Wir müssen nach Wegen suchen, die Art und Weise, wie wir leben, zu ändern. Ich rede jetzt nicht nur von Individuen, sondern von unseren Systemen. Die Wirtschaft, so wie sie ist, baut auf Konsum auf und spielt den ökonomischen Wohlstand der Leute gegen die Umwelt, das Wohlbefinden des Planeten aus. Dieses System wird nicht ewig funktionieren. Aber die gute Nachricht ist: Wir können einen Weg finden, unser Leben zu verbessern – und die Situation auf der Erde. Wir befinden uns in einer Krise. Aber die birgt auch Chancen.
Ich verstehe trotzdem immer noch nicht ganz, wie genau wir Ihrer Ansicht nach aus dieser Krise rauskommen.
Dann fangen Sie an zu arbeiten! Suchen Sie nach dem Ausweg! Noch kennt keiner die Lösung! Am Anfang von etwas so Großem weiß man nie, wie man es schaffen soll. Wir wissen schon jede Menge – etwa, dass wir regenerative Energien brauchen werden. Aber vieles wissen wir eben auch nicht.
Sie schreiben, es sei falsch, die Verantwortung für die Rettung der Erde Politikern zu überlassen. Sind Sie trotzdem vom Klimagipfel in Kopenhagen desillusioniert?
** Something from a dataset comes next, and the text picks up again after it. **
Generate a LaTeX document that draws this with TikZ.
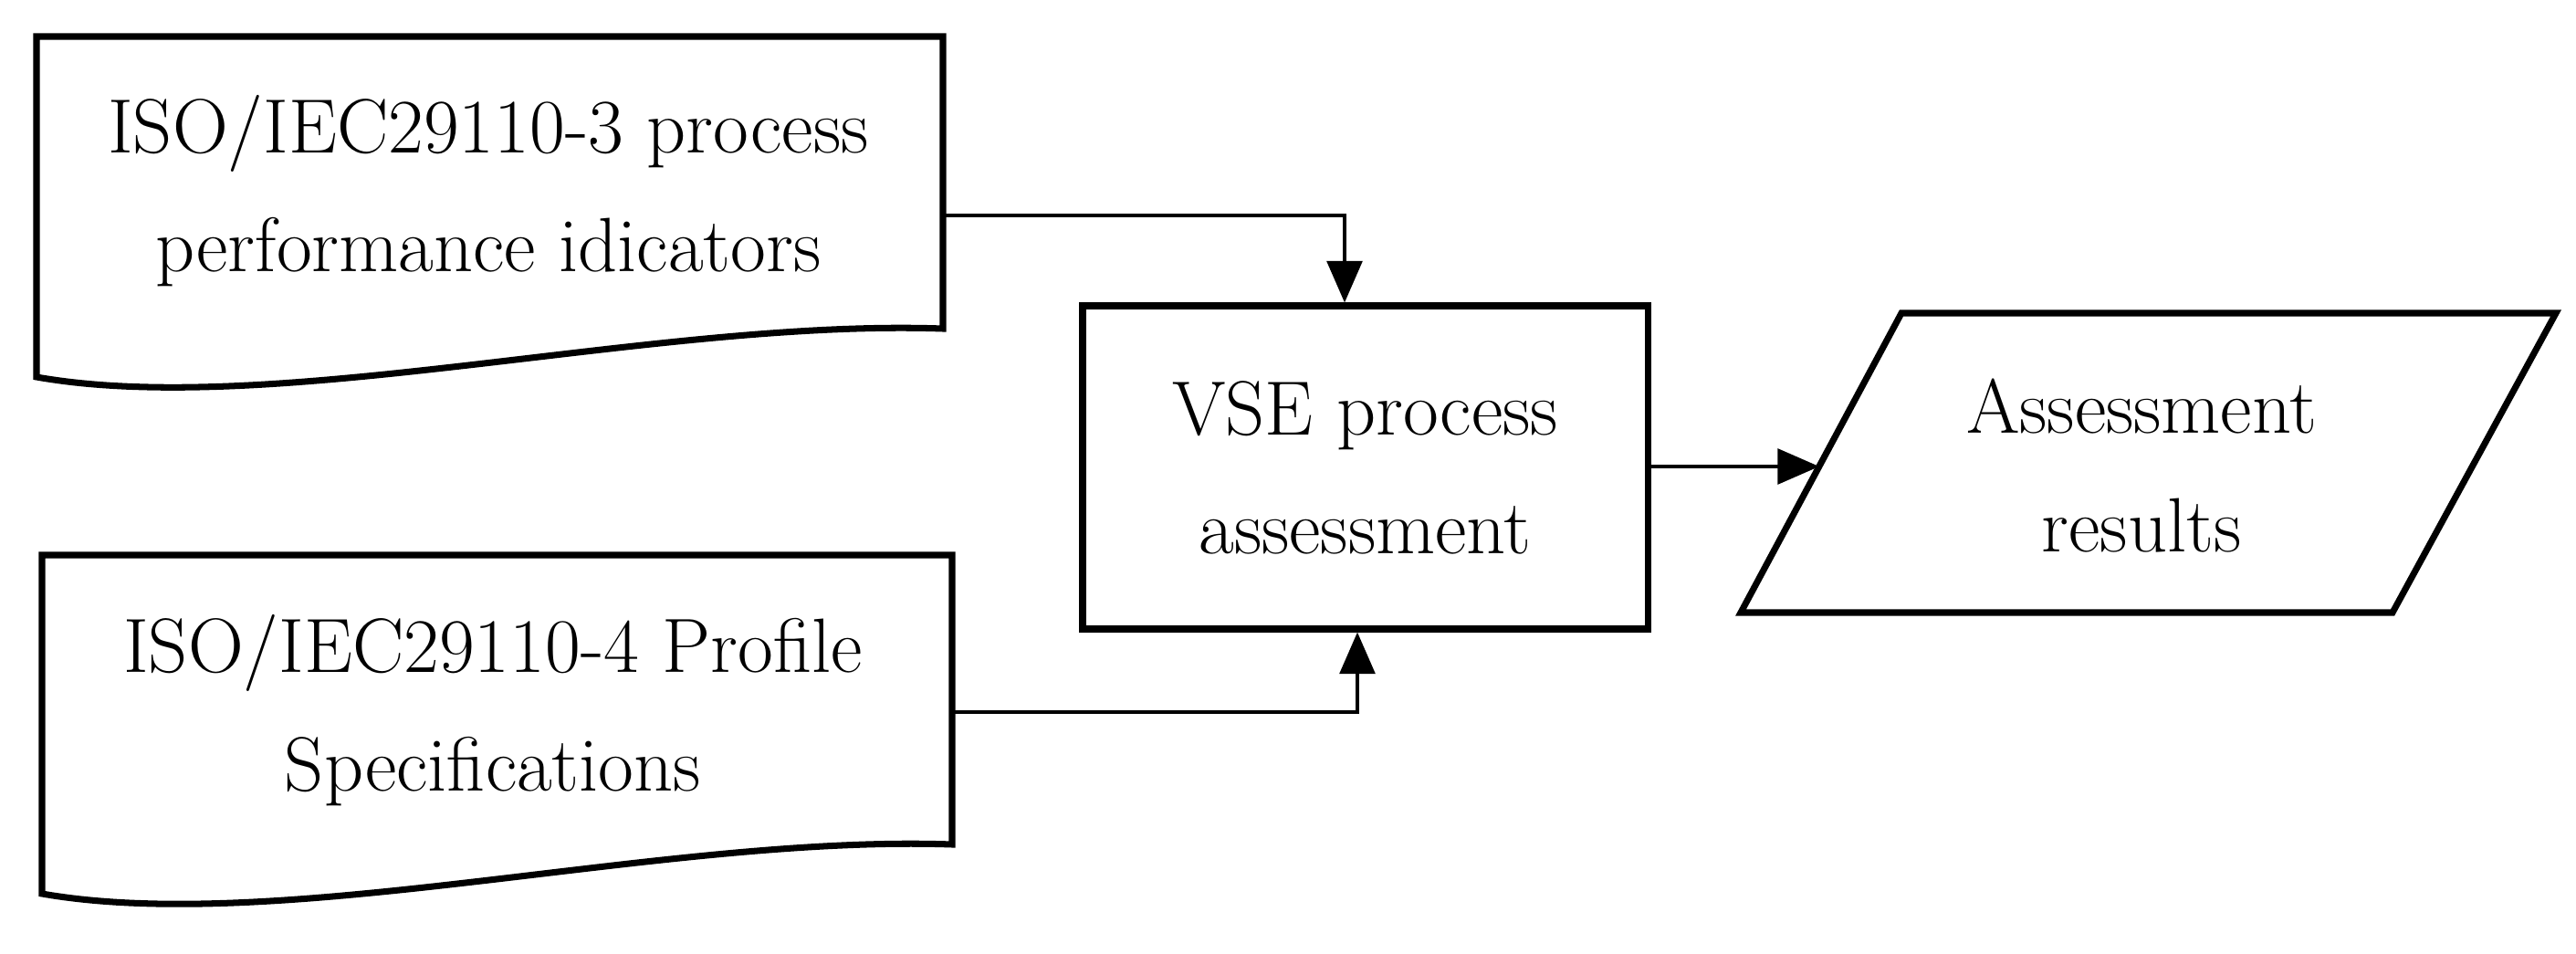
\documentclass[tikz,border=0pt]{standalone}
\usetikzlibrary{arrows.meta}
\tikzset{
  shapeline/.style={line width=2pt},
  flow/.style={line width=1.2pt, -{Triangle[length=13pt,width=11pt]}},
  lbl/.style={align=center, font=\fontsize{24}{37}\selectfont}
}
\begin{document}
\begin{tikzpicture}
			\useasboundingbox (0,0) rectangle (28.22,10.44);
			% input documents
			\draw[shapeline] (0.40,6.31) -- (0.40,10.04) -- (10.33,10.04) -- (10.33,6.84)
				.. controls (7.2,6.95) and (3,5.85) .. (0.40,6.31) -- cycle;
			\coordinate (docA) at (10.33,8.08);
			\node[lbl] (txtA) at (5.35,8.35) {ISO/IEC29110-3 process\\performance idicators};
			\draw[shapeline] (0.46,0.65) -- (0.46,4.36) -- (10.43,4.36) -- (10.43,1.19)
				.. controls (7.3,1.30) and (3.1,0.19) .. (0.46,0.65) -- cycle;
			\coordinate (docB) at (10.43,2.64);
			\node[lbl] (txtB) at (5.40,2.66) {ISO/IEC29110-4 Profile\\Specifications};
			% assessment
			\node[shapeline, draw, minimum width=6.19cm, minimum height=3.54cm, lbl] (vse) at (14.955,5.32) {VSE process\\assessment};
			% results
			\draw[shapeline] (20.83,7.01) -- (28.00,7.01) -- (26.21,3.73) -- (19.07,3.73) -- cycle;
			\coordinate (res) at (19.93,5.33);
			\node[lbl] (txtR) at (23.46,5.34) {Assessment\\results};
			% connectors
			\draw[flow] (docA) -| (vse.north -| 14.73,0);
			\draw[flow] (docB) -| (vse.south -| 14.87,0);
			\draw[flow] (vse.east |- res) -- (res);
\end{tikzpicture}
\end{document}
Ich bin sehr desillusioniert. Und enttäuscht. Aber das bedeutet, dass wir weiterarbeiten müssen. Das muss nicht das Ende der Diskussion sein. Es gibt jede Menge einzelner Amerikaner, die sehr hart daran arbeiten, etwas zu verändern. Unglücklicherweise ist das bisher nicht zur Spitze unseres politischen Systems hochgesprudelt.
Auf dem Cover Ihres Buches bezeichnen Sie sich als „guilty liberal“, als „schuldigen Liberalen“. Fühlen Sie sich heute, nach all dem Aufwand, den Sie betrieben haben, etwas weniger schuldig?
Aktiv sein, das ist eine meiner Prämissen. „Warum sollte ich es versuchen? Ich kann ja doch nichts ändern“ – so denken viele Leute. Die Frage ist aber gar nicht so sehr, was man wirklich verändern kann. Sondern: Wie würdest du dich fühlen, wenn du dich dafür entscheidest, zu der Sorte Leute zu gehören, die es versucht. Es besteht immerhin die Chance, dass du dich schon allein durchs Versuchen besser fühlen wirst. Fühle ich mich weniger schuldig? Ja. Denn ich habe das Gefühl, dass ich es zumindest versuche.